Ce recueil permet au lecteur de se faire sa propre opinion, et c’est bien l’une des vocations de la collection Folio 2 € qui dans ses publications d’une centaine de pages ressort d’un discret oubli, nouvelles, contes, entretiens et courts récits des plus grands écrivains du monde entier. Si Truman Capote considérait la nouvelle comme le genre littéraire le plus difficile et le plus abouti, il est souvent celui que les auteurs anglo-saxons pratiquent pour se faire connaître avant d’entamer l’écriture de romans. Ce fut éminemment le cas pour Ian McEwan. Ces textes courts sont souvent publiés dans des journaux, repris pour les meilleurs dans des recueils et font partie de la culture littéraire anglo-saxonne beaucoup plus qu’en France où la nouvelle ne jouit pas d’une diffusion comparable auprès du public.
Ici le choix de Folio s’est porté sur trois textes qui donnent un rapide aperçu des thèmes abordés dans l’œuvre de McEwan.
Deux sont relativement anciens : Le dernier jour de l’été (Last day of summer, 1974) et Réflexions d’un singe captif (Reflections of a kept ape, 1975) ont été publiés dans un recueil Premier amour, dernier rites, (First Love, Last Rites) en 1975, recueil qui avait connu un grand succès et lui avait ouvert les portes des grandes maisons d’édition.
Dans la première nouvelle, l’absence d’amour maternel due à un décès conduit un jeune garçon de douze ans à trouver dans la compagnie d’une femme affligée de surpoids et cible du mépris des autres, de l’affection et de la tendresse jusqu’au jour où les deux figures maternelles se rejoindront à l’occasion d’une nouvelle disparition, scellant définitivement la solitude du héros. Amour et mort mêlés à un âge où l’adolescent peine à sortir d’une enfance innocente avant de plonger dans les affres de l’âge adulte.

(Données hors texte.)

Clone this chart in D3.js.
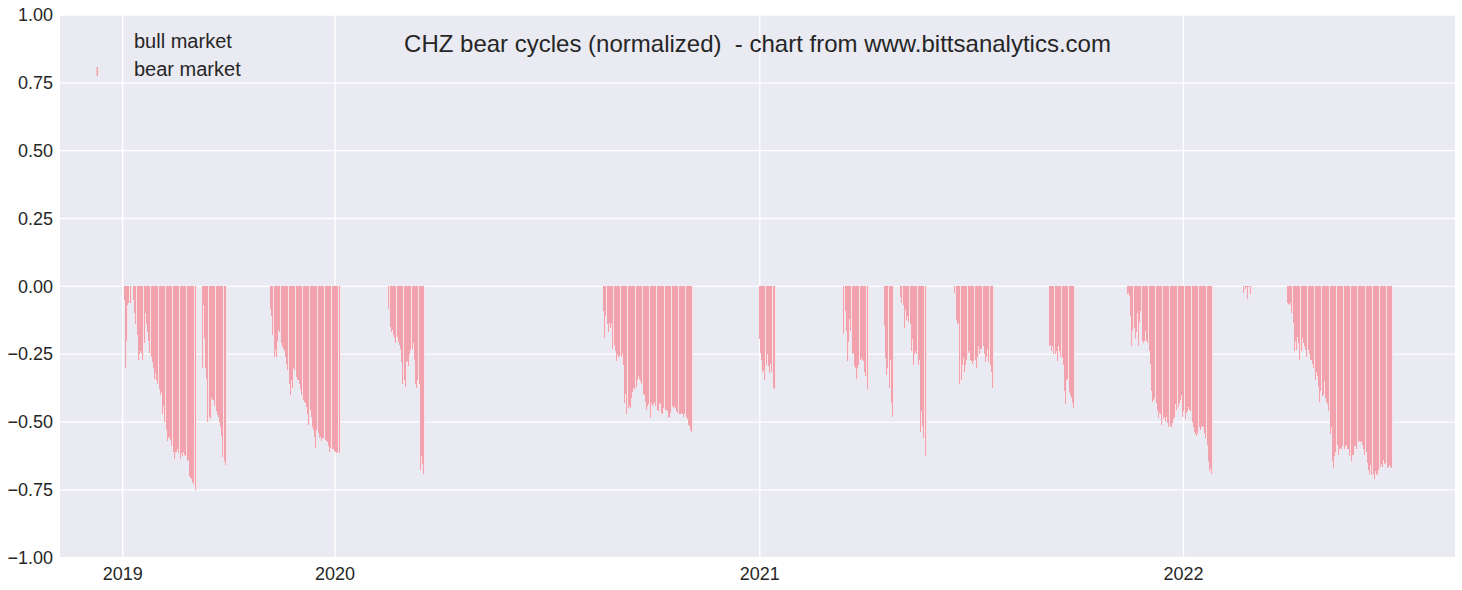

La seconde nouvelle aborde la relation « amoureuse » et non orthodoxe entre un singe et sa « maîtresse », Sally Klee, une écrivaine qui rédige en permanence le même roman centré sur « les tentatives et les échecs cuisants d’une jeune femme qui désire avoir un bébé ». L’animal « utilisé » par l’auteure pour guérir sa stérilité littéraire, sacrifie sa liberté pour l’amour de celle qui ne comprend pas « pourquoi les hommes méprisent les femmes ? ». Allégorie sur la frustration sexuelle, l’incapacité créatrice et (peut-être) la supériorité sentimentale de l’animal sur l’homme. Dérangeante, mais jamais vulgaire, cette nouvelle illustre le culot de McEwan et sa capacité à nous faire sauter les « limites » du bien-pensant et de la bienséance. Pari réussi.
Mon roman pourpre aux pages parfumées (My purple scented novel) qui donne son titre au recueil français est un texte beaucoup plus récent, publié dans le New Yorker en 2016. Perverse et cynique, cette nouvelle où l’humour joue un rôle temporisateur narre le vol décomplexé d’un manuscrit entre deux amis écrivains, l’un ayant réussi, l’autre ayant échoué à devenir célèbre jusqu’à ce que la situation s’inverse après cette indélicatesse. Plus amoral qu’immoral, ce récit permet à l’écrivain de rendre son personnage malintentionné profondément sympathique, un véritable tour de force, et d’épingler au passage les pratiques actuelles de l’édition :
« Mon éditeur lors d’un nettoyage sauvage de sa liste d’auteurs dits de “second rang”, s’était séparé de moi, “bien à regret”. J’étais libre de tout contrat. Plutôt que de m’autoéditer sur Internet, j’optai pour Gorgeous Books, une vieille maison d’édition à compte d’auteur. Le processus fut d’une rapidité affligeante. En moins d’une semaine, j’avais en main le premier exemplaire de “The Dance She Refused”. Couverture pourpre, titre en lettres dorées et en relief, écriture moulée et pleine de fioritures, pages discrètement parfumées. Je le dédicaçai et l’envoyai, en recommandé, à mon meilleur ami. Je savais qu’il ne le lirait jamais » (p.28).
Quarante ans après les premières publications de Ian McEwan, l’odeur de soufre existe toujours et reste remarquablement suave dans ces nouvelles aux pages discrètement parfumées d’un interdit dont les limites ne disparaissent pas mais évoluent au fil du temps.